JEE Main & Advanced Mathematics Three Dimensional Geometry Angle of Intersection of Two Spheres

If the angle of intersection of two spheres is a right angle, the spheres are said to be orthogonal.

Condition for orthogonality of two spheres :

Let the equation of the two spheres be

\[{{x}^{2}}+{{y}^{2}}+{{z}^{2}}+2ux+2vy+2wz+d=0\]               .....(i)

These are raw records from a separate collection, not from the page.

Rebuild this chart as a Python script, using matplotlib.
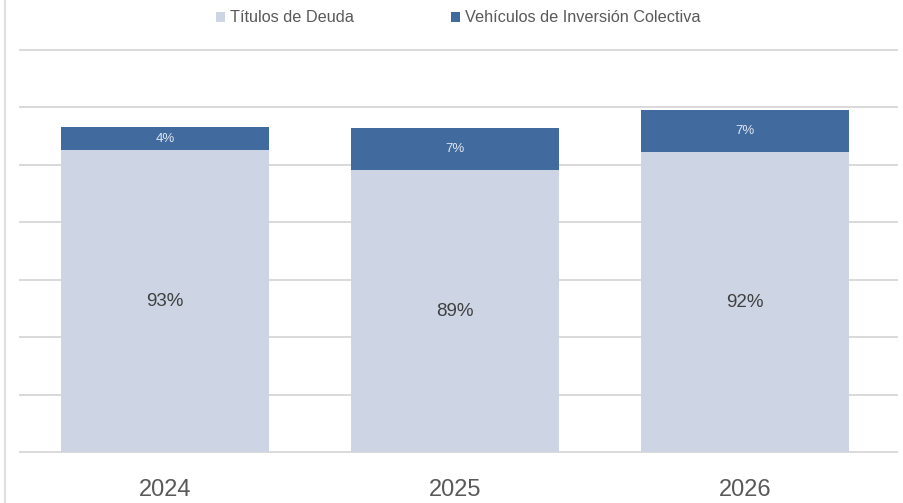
import matplotlib
matplotlib.use("Agg")
import matplotlib.pyplot as plt
from matplotlib.lines import Line2D
from matplotlib.patches import Patch

# Data
years = ["2024", "2025", "2026"]
titulos = [5.26, 4.91, 5.23]
vehiculos = [0.40, 0.74, 0.72]
titulos_pct = ["93%", "89%", "92%"]
vehiculos_pct = ["4%", "7%", "7%"]
series_names = ["Títulos de Deuda", "Vehículos de Inversión Colectiva"]

light = "#cdd5e5"
dark = "#416a9e"
grid_c = "#d9d9d9"
text_c = "#595959"

plt.rcParams["font.family"] = ["Liberation Sans", "DejaVu Sans"]

fig = plt.figure(figsize=(9.04, 5.03), dpi=100)
ax = fig.add_axes([20 / 904, 1 - 452.3 / 503, 877 / 904, (452.3 - 50) / 503])

x = list(range(len(years)))
ax.bar(x, titulos, width=0.72, color=light, zorder=2)
ax.bar(x, vehiculos, width=0.72, bottom=titulos, color=dark, zorder=2)

for i in x:
    ax.text(i, titulos[i] / 2, titulos_pct[i], ha="center", va="center",
            fontsize=13.5, color="#404040", zorder=3)
    ax.text(i, titulos[i] + vehiculos[i] / 2, vehiculos_pct[i], ha="center",
            va="center", fontsize=9.5, color="#e0e6f1", zorder=3)

ax.set_xlim(-0.5, 2.5 + 7 / 290)
ax.set_ylim(0, 7)
ax.set_yticks(range(8))
ax.yaxis.grid(True, color=grid_c, linewidth=1.4, zorder=0)
ax.set_axisbelow(True)
ax.tick_params(axis="y", left=False, labelleft=False)
ax.tick_params(axis="x", bottom=False, labelsize=17, labelcolor=text_c, pad=16)
ax.set_xticks(x)
ax.set_xticklabels(years)
for s in ax.spines.values():
    s.set_visible(False)
for gl in ax.yaxis.get_gridlines():
    gl.set_clip_on(False)

handles = [Patch(facecolor=light, edgecolor="none"), Patch(facecolor=dark, edgecolor="none")]
fig.legend(handles, series_names, loc="center", bbox_to_anchor=(458 / 904, 1 - 18 / 503),
           ncol=2, frameon=False, fontsize=11.7, labelcolor=text_c, handlelength=0.55,
           handleheight=0.55, handletextpad=0.3, columnspacing=6.0)

fig.add_artist(Line2D([5 / 904, 5 / 904], [0, 1], color=grid_c, linewidth=1.2))

fig.savefig("out.png", dpi=100, facecolor="white")
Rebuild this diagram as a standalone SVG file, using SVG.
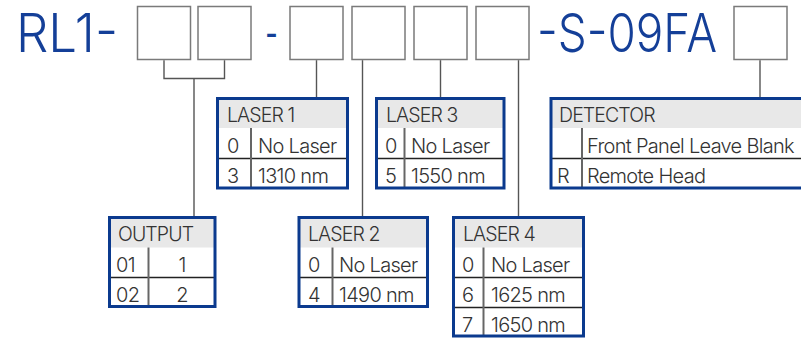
<svg xmlns="http://www.w3.org/2000/svg" width="801" height="338" viewBox="0 0 801 338">
<style>
.title{font-family:Inter,"Liberation Sans",Arial,sans-serif;font-weight:300;font-size:54px;fill:#143f98}
.slot{fill:#fff;stroke:#7a7a7a;stroke-width:1.5}
.conn{fill:none;stroke:#555;stroke-width:1.4}
.hdr{fill:#e8e8e8}
.frame{fill:none;stroke:#0b3a8e;stroke-width:3}
.rowline{stroke:#222;stroke-width:1.5}
.colline{stroke:#666;stroke-width:2}
.ht{font-family:Inter,"Liberation Sans",Arial,sans-serif;font-weight:300;font-size:19.5px;letter-spacing:-0.9px;fill:#333}
.t{font-family:Inter,"Liberation Sans",Arial,sans-serif;font-weight:300;font-size:20px;letter-spacing:-0.7px;fill:#333}
</style>
<rect width="801" height="338" fill="#fff"/>
<g id="title">
<text class="title" x="16" y="52" textLength="102" lengthAdjust="spacingAndGlyphs">RL1-</text>
<text class="title" x="265" y="52" textLength="13" lengthAdjust="spacingAndGlyphs">-</text>
<text class="title" x="537" y="52" textLength="180" lengthAdjust="spacingAndGlyphs">-S-09FA</text>
</g>
<g id="slots">
<rect class="slot" x="137.5" y="6.5" width="53" height="53"/>
<rect class="slot" x="198" y="6.5" width="53" height="53"/>
<rect class="slot" x="290" y="6.5" width="53" height="53"/>
<rect class="slot" x="352" y="6.5" width="53" height="53"/>
<rect class="slot" x="414" y="6.5" width="53" height="53"/>
<rect class="slot" x="476" y="6.5" width="53" height="53"/>
<rect class="slot" x="734" y="6.5" width="53" height="53"/>
</g>
<g id="connectors">
<path class="conn" d="M164,60.2V78.5H224.5V60.2M194,78.5V216"/>
<path class="conn" d="M316.5,60.2V97"/>
<path class="conn" d="M362.5,60.2V216"/>
<path class="conn" d="M440.5,60.2V97"/>
<path class="conn" d="M518.5,60.2V216"/>
<path class="conn" d="M760,60.2V97"/>
</g>
<g id="laser1">
<rect class="hdr" x="217.5" y="98.5" width="130" height="29.5"/>
<line class="rowline" x1="217.5" y1="158.5" x2="347.5" y2="158.5"/>
<line class="colline" x1="251" y1="128" x2="251" y2="188"/>
<rect class="frame" x="217.5" y="98.5" width="130" height="89.5"/>
<text class="ht" x="227" y="122">LASER 1</text>
<text class="t" x="227" y="153">0</text><text class="t" x="258" y="153">No Laser</text>
<text class="t" x="227" y="183">3</text><text class="t" x="258" y="183">1310 nm</text>
</g>
<g id="laser3">
<rect class="hdr" x="376.5" y="98.5" width="127.5" height="29.5"/>
<line class="rowline" x1="376.5" y1="158.5" x2="504" y2="158.5"/>
<line class="colline" x1="404.5" y1="128" x2="404.5" y2="188"/>
<rect class="frame" x="376.5" y="98.5" width="127.5" height="89.5"/>
<text class="ht" x="386" y="122">LASER 3</text>
<text class="t" x="385" y="153">0</text><text class="t" x="411" y="153">No Laser</text>
<text class="t" x="385" y="183">5</text><text class="t" x="411" y="183">1550 nm</text>
</g>
<g id="detector">
<rect class="hdr" x="551" y="98.5" width="260" height="29.5"/>
<line class="rowline" x1="551" y1="158.5" x2="811" y2="158.5"/>
<line class="colline" x1="582" y1="128" x2="582" y2="188"/>
<rect class="frame" x="551" y="98.5" width="300" height="89.5"/>
<text class="ht" x="559" y="122">DETECTOR</text>
<text class="t" x="587" y="153">Front Panel Leave Blank</text>
<text class="t" x="557" y="183">R</text><text class="t" x="587" y="183">Remote Head</text>
</g>
<g id="output">
<rect class="hdr" x="109.5" y="217.5" width="105.5" height="30"/>
<line class="rowline" x1="109.5" y1="277.5" x2="215" y2="277.5"/>
<line class="colline" x1="148.5" y1="247.5" x2="148.5" y2="306.5"/>
<rect class="frame" x="109.5" y="217.5" width="105.5" height="89"/>
<text class="ht" x="118" y="241">OUTPUT</text>
<text class="t" x="116" y="272">01</text><text class="t" x="182" y="272" text-anchor="middle">1</text>
<text class="t" x="116" y="302">02</text><text class="t" x="182" y="302" text-anchor="middle">2</text>
</g>
<g id="laser2">
<rect class="hdr" x="299" y="217.5" width="128.5" height="30"/>
<line class="rowline" x1="299" y1="277.5" x2="427.5" y2="277.5"/>
<line class="colline" x1="332.5" y1="247.5" x2="332.5" y2="306.5"/>
<rect class="frame" x="299" y="217.5" width="128.5" height="89"/>
<text class="ht" x="308" y="241">LASER 2</text>
<text class="t" x="308" y="272">0</text><text class="t" x="339" y="272">No Laser</text>
<text class="t" x="308" y="302">4</text><text class="t" x="339" y="302">1490 nm</text>
</g>
<g id="laser4">
<rect class="hdr" x="453.5" y="217.5" width="130" height="30"/>
<line class="rowline" x1="453.5" y1="277.5" x2="583.5" y2="277.5"/>
<line class="rowline" x1="453.5" y1="307.5" x2="583.5" y2="307.5"/>
<line class="colline" x1="483.5" y1="247.5" x2="483.5" y2="335"/>
<rect class="frame" x="453.5" y="217.5" width="130" height="118.5"/>
<text class="ht" x="463" y="241">LASER 4</text>
<text class="t" x="462" y="272">0</text><text class="t" x="491" y="272">No Laser</text>
<text class="t" x="462" y="302">6</text><text class="t" x="491" y="302">1625 nm</text>
<text class="t" x="462" y="332">7</text><text class="t" x="491" y="332">1650 nm</text>
</g>
</svg>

and         \[{{x}^{2}}+{{y}^{2}}+{{z}^{2}}+2{u}'x+2{v}'y+2{w}'z+{d}'=0\]            .....(ii)

If the sphere (i) and (ii) cut orthogonally, then \[2u{u}'+2v{v}'+2w{w}'=d+{d}',\] which is the required condition.

• If the spheres \[{{x}^{2}}+{{y}^{2}}+{{z}^{2}}={{a}^{2}}\] and \[{{x}^{2}}+{{y}^{2}}+{{z}^{2}}\] \[+2ux+2vy+2wz+d=0\] cut orthogonally, then \[d={{a}^{2}}\].

• Two spheres of radii \[{{r}_{1}}\] and \[{{r}_{2}}\] cut orthogonally, then the radius of the common circle is \[\frac{{{r}_{1}}{{r}_{2}}}{\sqrt{r_{1}^{2}+r_{2}^{2}}}\].